##### DATASET EXCERPT

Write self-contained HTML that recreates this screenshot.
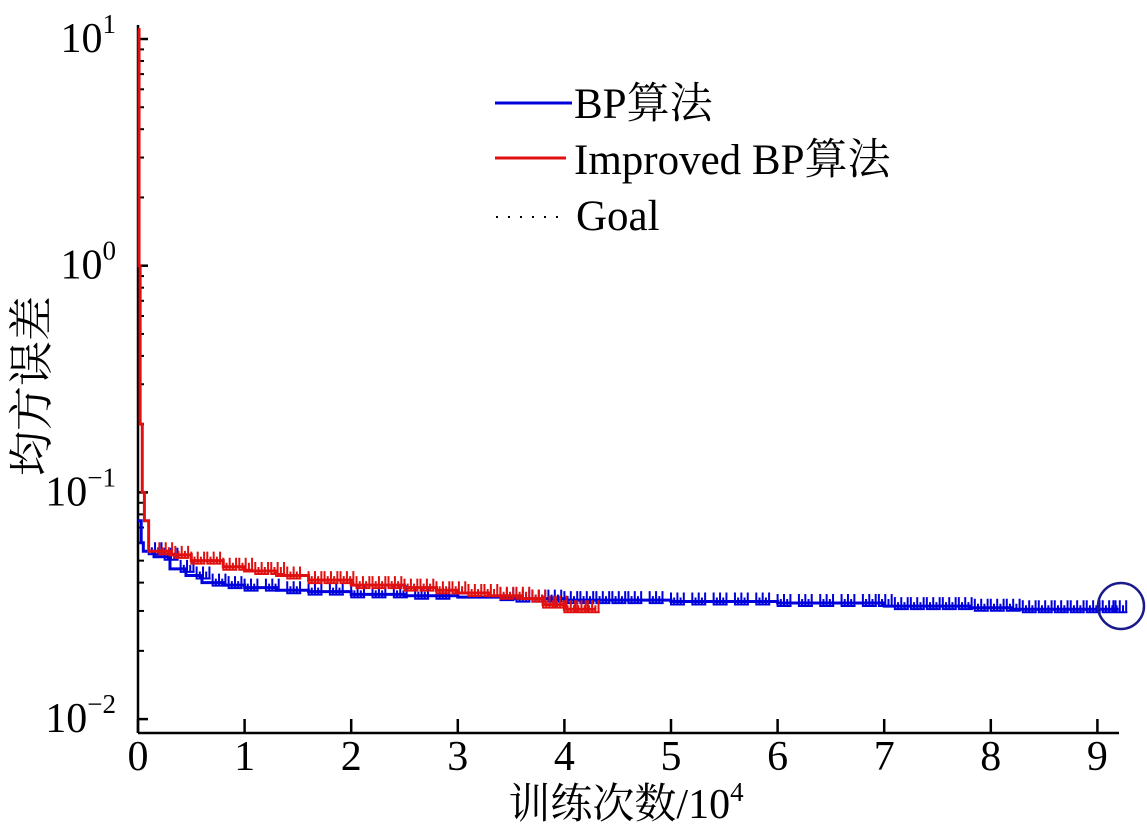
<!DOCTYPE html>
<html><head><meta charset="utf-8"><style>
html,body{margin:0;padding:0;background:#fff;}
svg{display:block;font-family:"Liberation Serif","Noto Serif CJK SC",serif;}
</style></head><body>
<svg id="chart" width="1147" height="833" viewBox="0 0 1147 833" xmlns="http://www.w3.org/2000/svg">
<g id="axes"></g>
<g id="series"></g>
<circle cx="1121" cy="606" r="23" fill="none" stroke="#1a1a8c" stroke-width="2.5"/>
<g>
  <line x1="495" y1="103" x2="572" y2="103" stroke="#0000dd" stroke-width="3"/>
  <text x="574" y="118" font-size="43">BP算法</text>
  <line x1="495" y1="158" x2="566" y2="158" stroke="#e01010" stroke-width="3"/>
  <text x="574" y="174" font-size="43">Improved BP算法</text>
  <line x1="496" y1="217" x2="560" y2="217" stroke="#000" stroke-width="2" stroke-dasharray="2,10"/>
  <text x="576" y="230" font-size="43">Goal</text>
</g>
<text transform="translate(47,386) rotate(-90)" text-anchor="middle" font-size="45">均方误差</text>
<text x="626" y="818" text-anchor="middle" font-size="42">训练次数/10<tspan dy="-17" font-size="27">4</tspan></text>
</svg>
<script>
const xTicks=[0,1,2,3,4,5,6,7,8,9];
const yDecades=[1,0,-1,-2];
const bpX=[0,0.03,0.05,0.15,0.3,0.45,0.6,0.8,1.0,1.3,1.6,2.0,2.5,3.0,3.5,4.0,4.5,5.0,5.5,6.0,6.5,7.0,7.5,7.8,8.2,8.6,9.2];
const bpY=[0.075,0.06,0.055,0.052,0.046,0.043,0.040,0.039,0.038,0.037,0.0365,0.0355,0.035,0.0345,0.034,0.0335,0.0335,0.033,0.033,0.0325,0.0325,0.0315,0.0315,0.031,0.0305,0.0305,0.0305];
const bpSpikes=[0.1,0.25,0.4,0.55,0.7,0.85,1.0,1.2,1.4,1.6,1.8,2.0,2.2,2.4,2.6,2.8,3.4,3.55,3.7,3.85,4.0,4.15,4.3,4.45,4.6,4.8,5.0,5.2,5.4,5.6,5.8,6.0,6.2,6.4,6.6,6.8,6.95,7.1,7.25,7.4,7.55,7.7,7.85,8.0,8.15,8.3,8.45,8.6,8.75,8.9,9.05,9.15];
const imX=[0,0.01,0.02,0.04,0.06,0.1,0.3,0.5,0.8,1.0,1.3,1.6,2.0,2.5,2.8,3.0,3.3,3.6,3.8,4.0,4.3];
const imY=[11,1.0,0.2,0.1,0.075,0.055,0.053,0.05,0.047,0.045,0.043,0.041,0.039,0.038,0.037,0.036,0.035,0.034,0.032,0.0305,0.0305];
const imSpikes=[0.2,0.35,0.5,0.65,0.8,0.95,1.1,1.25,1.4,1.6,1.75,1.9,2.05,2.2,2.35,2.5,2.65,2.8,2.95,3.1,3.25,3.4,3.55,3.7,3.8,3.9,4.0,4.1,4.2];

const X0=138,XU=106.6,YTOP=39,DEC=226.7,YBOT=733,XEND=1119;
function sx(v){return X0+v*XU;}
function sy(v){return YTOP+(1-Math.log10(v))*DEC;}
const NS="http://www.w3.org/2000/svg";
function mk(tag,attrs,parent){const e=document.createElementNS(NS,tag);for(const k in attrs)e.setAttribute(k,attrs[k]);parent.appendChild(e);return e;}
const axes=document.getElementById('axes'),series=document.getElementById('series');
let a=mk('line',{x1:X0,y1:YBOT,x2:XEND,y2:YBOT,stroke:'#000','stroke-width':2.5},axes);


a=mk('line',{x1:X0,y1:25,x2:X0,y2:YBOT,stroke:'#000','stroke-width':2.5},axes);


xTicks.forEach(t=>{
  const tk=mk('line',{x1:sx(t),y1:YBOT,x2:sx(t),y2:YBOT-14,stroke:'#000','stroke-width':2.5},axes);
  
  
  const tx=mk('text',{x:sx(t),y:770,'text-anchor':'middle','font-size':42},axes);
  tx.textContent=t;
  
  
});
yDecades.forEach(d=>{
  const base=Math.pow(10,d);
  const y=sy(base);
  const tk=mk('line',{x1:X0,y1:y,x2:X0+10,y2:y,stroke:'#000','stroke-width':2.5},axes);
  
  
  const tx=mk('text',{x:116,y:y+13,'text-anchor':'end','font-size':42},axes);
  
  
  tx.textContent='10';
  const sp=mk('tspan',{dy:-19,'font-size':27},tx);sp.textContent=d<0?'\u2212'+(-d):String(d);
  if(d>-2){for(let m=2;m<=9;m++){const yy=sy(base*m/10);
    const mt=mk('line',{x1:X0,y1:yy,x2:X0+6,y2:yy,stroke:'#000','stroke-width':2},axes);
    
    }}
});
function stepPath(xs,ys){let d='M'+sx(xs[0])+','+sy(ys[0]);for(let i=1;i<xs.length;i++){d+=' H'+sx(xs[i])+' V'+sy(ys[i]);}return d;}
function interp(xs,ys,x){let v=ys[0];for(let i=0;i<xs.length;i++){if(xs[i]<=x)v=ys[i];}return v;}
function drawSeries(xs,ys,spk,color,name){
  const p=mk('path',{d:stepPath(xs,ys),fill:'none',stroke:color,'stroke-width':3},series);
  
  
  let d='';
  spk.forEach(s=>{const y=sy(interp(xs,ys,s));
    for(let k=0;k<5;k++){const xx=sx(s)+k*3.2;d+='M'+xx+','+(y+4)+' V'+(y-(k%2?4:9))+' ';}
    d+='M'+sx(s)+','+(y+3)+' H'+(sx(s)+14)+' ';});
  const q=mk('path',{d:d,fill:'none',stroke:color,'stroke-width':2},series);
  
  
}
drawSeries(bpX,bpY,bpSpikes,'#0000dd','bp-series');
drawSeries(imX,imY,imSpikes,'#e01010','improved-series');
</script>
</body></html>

##########

Every line is to be duplicated exactly, though pictures stay out.

SOLUTION TO THIS PROBLEM:
Write self-contained HTML that recreates this screenshot.
<!DOCTYPE html>
<html><head><meta charset="utf-8"><style>
html,body{margin:0;padding:0;background:#fff;}
svg{display:block;font-family:"Liberation Serif","Noto Serif CJK SC",serif;}
</style></head><body>
<svg id="chart" width="1147" height="833" viewBox="0 0 1147 833" xmlns="http://www.w3.org/2000/svg">
<g id="axes"></g>
<g id="series"></g>
<circle cx="1121" cy="606" r="23" fill="none" stroke="#1a1a8c" stroke-width="2.5"/>
<g>
  <line x1="495" y1="103" x2="572" y2="103" stroke="#0000dd" stroke-width="3"/>
  <text x="574" y="118" font-size="43">BP算法</text>
  <line x1="495" y1="158" x2="566" y2="158" stroke="#e01010" stroke-width="3"/>
  <text x="574" y="174" font-size="43">Improved BP算法</text>
  <line x1="496" y1="217" x2="560" y2="217" stroke="#000" stroke-width="2" stroke-dasharray="2,10"/>
  <text x="576" y="230" font-size="43">Goal</text>
</g>
<text transform="translate(47,386) rotate(-90)" text-anchor="middle" font-size="45">均方误差</text>
<text x="626" y="818" text-anchor="middle" font-size="42">训练次数/10<tspan dy="-17" font-size="27">4</tspan></text>
</svg>
<script>
const xTicks=[0,1,2,3,4,5,6,7,8,9];
const yDecades=[1,0,-1,-2];
const bpX=[0,0.03,0.05,0.15,0.3,0.45,0.6,0.8,1.0,1.3,1.6,2.0,2.5,3.0,3.5,4.0,4.5,5.0,5.5,6.0,6.5,7.0,7.5,7.8,8.2,8.6,9.2];
const bpY=[0.075,0.06,0.055,0.052,0.046,0.043,0.040,0.039,0.038,0.037,0.0365,0.0355,0.035,0.0345,0.034,0.0335,0.0335,0.033,0.033,0.0325,0.0325,0.0315,0.0315,0.031,0.0305,0.0305,0.0305];
const bpSpikes=[0.1,0.25,0.4,0.55,0.7,0.85,1.0,1.2,1.4,1.6,1.8,2.0,2.2,2.4,2.6,2.8,3.4,3.55,3.7,3.85,4.0,4.15,4.3,4.45,4.6,4.8,5.0,5.2,5.4,5.6,5.8,6.0,6.2,6.4,6.6,6.8,6.95,7.1,7.25,7.4,7.55,7.7,7.85,8.0,8.15,8.3,8.45,8.6,8.75,8.9,9.05,9.15];
const imX=[0,0.01,0.02,0.04,0.06,0.1,0.3,0.5,0.8,1.0,1.3,1.6,2.0,2.5,2.8,3.0,3.3,3.6,3.8,4.0,4.3];
const imY=[11,1.0,0.2,0.1,0.075,0.055,0.053,0.05,0.047,0.045,0.043,0.041,0.039,0.038,0.037,0.036,0.035,0.034,0.032,0.0305,0.0305];
const imSpikes=[0.2,0.35,0.5,0.65,0.8,0.95,1.1,1.25,1.4,1.6,1.75,1.9,2.05,2.2,2.35,2.5,2.65,2.8,2.95,3.1,3.25,3.4,3.55,3.7,3.8,3.9,4.0,4.1,4.2];

const X0=138,XU=106.6,YTOP=39,DEC=226.7,YBOT=733,XEND=1119;
function sx(v){return X0+v*XU;}
function sy(v){return YTOP+(1-Math.log10(v))*DEC;}
const NS="http://www.w3.org/2000/svg";
function mk(tag,attrs,parent){const e=document.createElementNS(NS,tag);for(const k in attrs)e.setAttribute(k,attrs[k]);parent.appendChild(e);return e;}
const axes=document.getElementById('axes'),series=document.getElementById('series');
let a=mk('line',{x1:X0,y1:YBOT,x2:XEND,y2:YBOT,stroke:'#000','stroke-width':2.5},axes);


a=mk('line',{x1:X0,y1:25,x2:X0,y2:YBOT,stroke:'#000','stroke-width':2.5},axes);


xTicks.forEach(t=>{
  const tk=mk('line',{x1:sx(t),y1:YBOT,x2:sx(t),y2:YBOT-14,stroke:'#000','stroke-width':2.5},axes);
  
  
  const tx=mk('text',{x:sx(t),y:770,'text-anchor':'middle','font-size':42},axes);
  tx.textContent=t;
  
  
});
yDecades.forEach(d=>{
  const base=Math.pow(10,d);
  const y=sy(base);
  const tk=mk('line',{x1:X0,y1:y,x2:X0+10,y2:y,stroke:'#000','stroke-width':2.5},axes);
  
  
  const tx=mk('text',{x:116,y:y+13,'text-anchor':'end','font-size':42},axes);
  
  
  tx.textContent='10';
  const sp=mk('tspan',{dy:-19,'font-size':27},tx);sp.textContent=d<0?'\u2212'+(-d):String(d);
  if(d>-2){for(let m=2;m<=9;m++){const yy=sy(base*m/10);
    const mt=mk('line',{x1:X0,y1:yy,x2:X0+6,y2:yy,stroke:'#000','stroke-width':2},axes);
    
    }}
});
function stepPath(xs,ys){let d='M'+sx(xs[0])+','+sy(ys[0]);for(let i=1;i<xs.length;i++){d+=' H'+sx(xs[i])+' V'+sy(ys[i]);}return d;}
function interp(xs,ys,x){let v=ys[0];for(let i=0;i<xs.length;i++){if(xs[i]<=x)v=ys[i];}return v;}
function drawSeries(xs,ys,spk,color,name){
  const p=mk('path',{d:stepPath(xs,ys),fill:'none',stroke:color,'stroke-width':3},series);
  
  
  let d='';
  spk.forEach(s=>{const y=sy(interp(xs,ys,s));
    for(let k=0;k<5;k++){const xx=sx(s)+k*3.2;d+='M'+xx+','+(y+4)+' V'+(y-(k%2?4:9))+' ';}
    d+='M'+sx(s)+','+(y+3)+' H'+(sx(s)+14)+' ';});
  const q=mk('path',{d:d,fill:'none',stroke:color,'stroke-width':2},series);
  
  
}
drawSeries(bpX,bpY,bpSpikes,'#0000dd','bp-series');
drawSeries(imX,imY,imSpikes,'#e01010','improved-series');
</script>
</body></html>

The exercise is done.